- Do this -
Output the material below unchanged, apart from leaving out the pictures.

- Provided data -
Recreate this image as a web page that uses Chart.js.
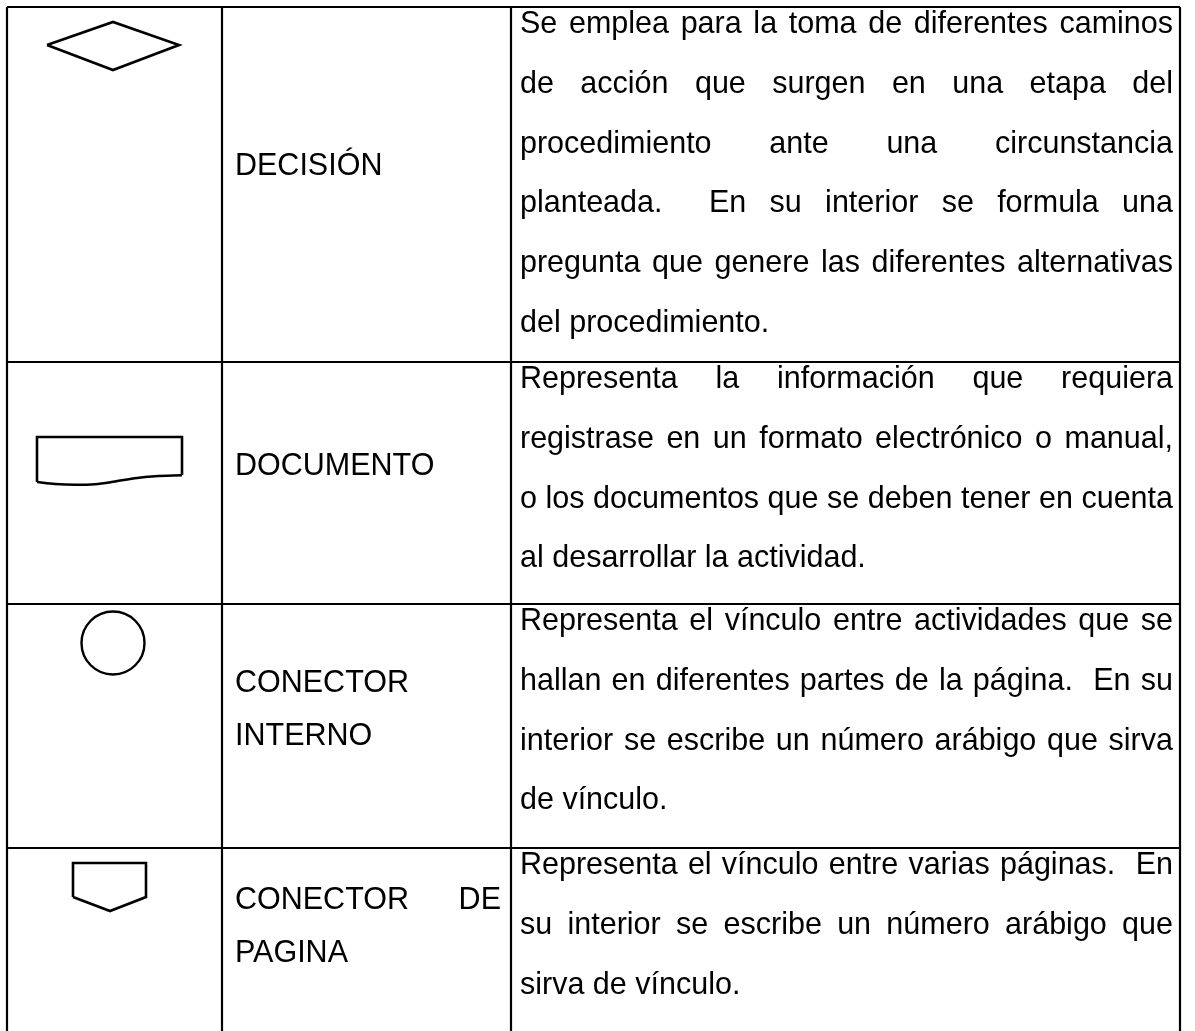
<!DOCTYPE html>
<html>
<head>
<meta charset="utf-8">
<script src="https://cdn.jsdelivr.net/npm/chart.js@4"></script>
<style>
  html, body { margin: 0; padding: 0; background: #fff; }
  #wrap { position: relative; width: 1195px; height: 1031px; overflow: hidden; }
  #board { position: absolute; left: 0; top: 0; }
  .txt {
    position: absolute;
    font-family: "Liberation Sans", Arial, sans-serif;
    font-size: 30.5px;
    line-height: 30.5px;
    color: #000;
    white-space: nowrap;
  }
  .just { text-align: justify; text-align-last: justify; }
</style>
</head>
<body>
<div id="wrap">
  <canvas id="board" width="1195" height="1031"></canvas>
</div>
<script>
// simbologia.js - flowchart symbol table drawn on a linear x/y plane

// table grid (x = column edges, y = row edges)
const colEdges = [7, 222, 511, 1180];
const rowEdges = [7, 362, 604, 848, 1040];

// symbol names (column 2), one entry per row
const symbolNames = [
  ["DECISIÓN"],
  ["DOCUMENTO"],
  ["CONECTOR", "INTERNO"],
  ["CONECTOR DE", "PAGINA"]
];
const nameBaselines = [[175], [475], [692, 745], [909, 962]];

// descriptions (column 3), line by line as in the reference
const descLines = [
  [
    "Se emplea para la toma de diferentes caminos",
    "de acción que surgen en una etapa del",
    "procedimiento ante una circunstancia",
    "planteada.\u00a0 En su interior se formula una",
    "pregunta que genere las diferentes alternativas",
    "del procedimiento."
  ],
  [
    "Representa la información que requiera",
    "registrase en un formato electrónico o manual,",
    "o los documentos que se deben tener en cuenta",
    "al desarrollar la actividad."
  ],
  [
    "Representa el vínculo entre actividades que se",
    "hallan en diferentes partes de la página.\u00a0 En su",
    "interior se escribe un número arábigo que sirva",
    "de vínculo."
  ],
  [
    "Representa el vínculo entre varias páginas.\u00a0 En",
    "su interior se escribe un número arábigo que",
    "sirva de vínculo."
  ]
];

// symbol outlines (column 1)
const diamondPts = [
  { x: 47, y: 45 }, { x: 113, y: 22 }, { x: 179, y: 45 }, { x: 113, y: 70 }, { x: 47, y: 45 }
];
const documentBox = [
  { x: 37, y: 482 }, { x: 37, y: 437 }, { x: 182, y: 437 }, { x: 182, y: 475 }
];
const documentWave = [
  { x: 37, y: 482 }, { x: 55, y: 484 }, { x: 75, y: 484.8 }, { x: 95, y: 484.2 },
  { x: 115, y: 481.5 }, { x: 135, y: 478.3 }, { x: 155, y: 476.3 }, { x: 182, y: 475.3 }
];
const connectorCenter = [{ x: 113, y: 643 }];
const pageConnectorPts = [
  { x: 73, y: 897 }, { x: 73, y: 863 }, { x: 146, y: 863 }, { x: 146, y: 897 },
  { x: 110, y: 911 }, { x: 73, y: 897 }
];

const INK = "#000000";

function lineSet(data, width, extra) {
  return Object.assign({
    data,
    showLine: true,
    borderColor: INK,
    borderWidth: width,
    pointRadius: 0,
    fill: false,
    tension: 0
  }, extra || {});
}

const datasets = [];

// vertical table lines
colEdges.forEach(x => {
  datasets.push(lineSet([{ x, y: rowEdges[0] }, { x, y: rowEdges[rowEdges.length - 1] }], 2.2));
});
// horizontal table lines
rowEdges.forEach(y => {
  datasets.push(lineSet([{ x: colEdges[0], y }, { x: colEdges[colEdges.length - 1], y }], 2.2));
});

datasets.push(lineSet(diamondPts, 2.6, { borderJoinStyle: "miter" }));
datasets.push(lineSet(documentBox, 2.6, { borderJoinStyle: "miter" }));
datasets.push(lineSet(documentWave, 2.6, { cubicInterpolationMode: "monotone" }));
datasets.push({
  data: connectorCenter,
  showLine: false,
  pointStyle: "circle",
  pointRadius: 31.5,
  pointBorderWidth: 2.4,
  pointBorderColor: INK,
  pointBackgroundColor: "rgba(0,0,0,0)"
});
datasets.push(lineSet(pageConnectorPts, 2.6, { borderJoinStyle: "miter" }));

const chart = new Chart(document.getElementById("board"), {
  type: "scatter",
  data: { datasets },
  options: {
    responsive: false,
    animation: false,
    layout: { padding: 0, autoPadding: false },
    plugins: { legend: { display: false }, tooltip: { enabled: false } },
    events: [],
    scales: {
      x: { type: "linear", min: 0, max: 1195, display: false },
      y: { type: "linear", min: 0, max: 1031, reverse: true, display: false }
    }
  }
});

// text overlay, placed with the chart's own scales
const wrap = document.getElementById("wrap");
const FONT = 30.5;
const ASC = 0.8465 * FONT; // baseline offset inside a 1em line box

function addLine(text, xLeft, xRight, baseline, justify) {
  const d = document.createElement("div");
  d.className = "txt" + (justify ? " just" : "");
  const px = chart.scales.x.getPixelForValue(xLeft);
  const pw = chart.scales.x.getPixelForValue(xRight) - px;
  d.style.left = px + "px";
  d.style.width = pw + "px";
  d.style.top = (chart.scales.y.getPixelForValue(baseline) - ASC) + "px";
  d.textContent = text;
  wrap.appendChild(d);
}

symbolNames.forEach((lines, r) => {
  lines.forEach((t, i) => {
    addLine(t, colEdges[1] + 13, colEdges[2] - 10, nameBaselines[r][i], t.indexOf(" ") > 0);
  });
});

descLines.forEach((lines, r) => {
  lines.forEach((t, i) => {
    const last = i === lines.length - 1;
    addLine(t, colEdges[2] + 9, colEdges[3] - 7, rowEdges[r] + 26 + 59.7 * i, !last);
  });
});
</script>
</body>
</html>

- Solution to this problem -
Recreate this image as a web page that uses Chart.js.
<!DOCTYPE html>
<html>
<head>
<meta charset="utf-8">
<script src="https://cdn.jsdelivr.net/npm/chart.js@4"></script>
<style>
  html, body { margin: 0; padding: 0; background: #fff; }
  #wrap { position: relative; width: 1195px; height: 1031px; overflow: hidden; }
  #board { position: absolute; left: 0; top: 0; }
  .txt {
    position: absolute;
    font-family: "Liberation Sans", Arial, sans-serif;
    font-size: 30.5px;
    line-height: 30.5px;
    color: #000;
    white-space: nowrap;
  }
  .just { text-align: justify; text-align-last: justify; }
</style>
</head>
<body>
<div id="wrap">
  <canvas id="board" width="1195" height="1031"></canvas>
</div>
<script>
// simbologia.js - flowchart symbol table drawn on a linear x/y plane

// table grid (x = column edges, y = row edges)
const colEdges = [7, 222, 511, 1180];
const rowEdges = [7, 362, 604, 848, 1040];

// symbol names (column 2), one entry per row
const symbolNames = [
  ["DECISIÓN"],
  ["DOCUMENTO"],
  ["CONECTOR", "INTERNO"],
  ["CONECTOR DE", "PAGINA"]
];
const nameBaselines = [[175], [475], [692, 745], [909, 962]];

// descriptions (column 3), line by line as in the reference
const descLines = [
  [
    "Se emplea para la toma de diferentes caminos",
    "de acción que surgen en una etapa del",
    "procedimiento ante una circunstancia",
    "planteada.\u00a0 En su interior se formula una",
    "pregunta que genere las diferentes alternativas",
    "del procedimiento."
  ],
  [
    "Representa la información que requiera",
    "registrase en un formato electrónico o manual,",
    "o los documentos que se deben tener en cuenta",
    "al desarrollar la actividad."
  ],
  [
    "Representa el vínculo entre actividades que se",
    "hallan en diferentes partes de la página.\u00a0 En su",
    "interior se escribe un número arábigo que sirva",
    "de vínculo."
  ],
  [
    "Representa el vínculo entre varias páginas.\u00a0 En",
    "su interior se escribe un número arábigo que",
    "sirva de vínculo."
  ]
];

// symbol outlines (column 1)
const diamondPts = [
  { x: 47, y: 45 }, { x: 113, y: 22 }, { x: 179, y: 45 }, { x: 113, y: 70 }, { x: 47, y: 45 }
];
const documentBox = [
  { x: 37, y: 482 }, { x: 37, y: 437 }, { x: 182, y: 437 }, { x: 182, y: 475 }
];
const documentWave = [
  { x: 37, y: 482 }, { x: 55, y: 484 }, { x: 75, y: 484.8 }, { x: 95, y: 484.2 },
  { x: 115, y: 481.5 }, { x: 135, y: 478.3 }, { x: 155, y: 476.3 }, { x: 182, y: 475.3 }
];
const connectorCenter = [{ x: 113, y: 643 }];
const pageConnectorPts = [
  { x: 73, y: 897 }, { x: 73, y: 863 }, { x: 146, y: 863 }, { x: 146, y: 897 },
  { x: 110, y: 911 }, { x: 73, y: 897 }
];

const INK = "#000000";

function lineSet(data, width, extra) {
  return Object.assign({
    data,
    showLine: true,
    borderColor: INK,
    borderWidth: width,
    pointRadius: 0,
    fill: false,
    tension: 0
  }, extra || {});
}

const datasets = [];

// vertical table lines
colEdges.forEach(x => {
  datasets.push(lineSet([{ x, y: rowEdges[0] }, { x, y: rowEdges[rowEdges.length - 1] }], 2.2));
});
// horizontal table lines
rowEdges.forEach(y => {
  datasets.push(lineSet([{ x: colEdges[0], y }, { x: colEdges[colEdges.length - 1], y }], 2.2));
});

datasets.push(lineSet(diamondPts, 2.6, { borderJoinStyle: "miter" }));
datasets.push(lineSet(documentBox, 2.6, { borderJoinStyle: "miter" }));
datasets.push(lineSet(documentWave, 2.6, { cubicInterpolationMode: "monotone" }));
datasets.push({
  data: connectorCenter,
  showLine: false,
  pointStyle: "circle",
  pointRadius: 31.5,
  pointBorderWidth: 2.4,
  pointBorderColor: INK,
  pointBackgroundColor: "rgba(0,0,0,0)"
});
datasets.push(lineSet(pageConnectorPts, 2.6, { borderJoinStyle: "miter" }));

const chart = new Chart(document.getElementById("board"), {
  type: "scatter",
  data: { datasets },
  options: {
    responsive: false,
    animation: false,
    layout: { padding: 0, autoPadding: false },
    plugins: { legend: { display: false }, tooltip: { enabled: false } },
    events: [],
    scales: {
      x: { type: "linear", min: 0, max: 1195, display: false },
      y: { type: "linear", min: 0, max: 1031, reverse: true, display: false }
    }
  }
});

// text overlay, placed with the chart's own scales
const wrap = document.getElementById("wrap");
const FONT = 30.5;
const ASC = 0.8465 * FONT; // baseline offset inside a 1em line box

function addLine(text, xLeft, xRight, baseline, justify) {
  const d = document.createElement("div");
  d.className = "txt" + (justify ? " just" : "");
  const px = chart.scales.x.getPixelForValue(xLeft);
  const pw = chart.scales.x.getPixelForValue(xRight) - px;
  d.style.left = px + "px";
  d.style.width = pw + "px";
  d.style.top = (chart.scales.y.getPixelForValue(baseline) - ASC) + "px";
  d.textContent = text;
  wrap.appendChild(d);
}

symbolNames.forEach((lines, r) => {
  lines.forEach((t, i) => {
    addLine(t, colEdges[1] + 13, colEdges[2] - 10, nameBaselines[r][i], t.indexOf(" ") > 0);
  });
});

descLines.forEach((lines, r) => {
  lines.forEach((t, i) => {
    const last = i === lines.length - 1;
    addLine(t, colEdges[2] + 9, colEdges[3] - 7, rowEdges[r] + 26 + 59.7 * i, !last);
  });
});
</script>
</body>
</html>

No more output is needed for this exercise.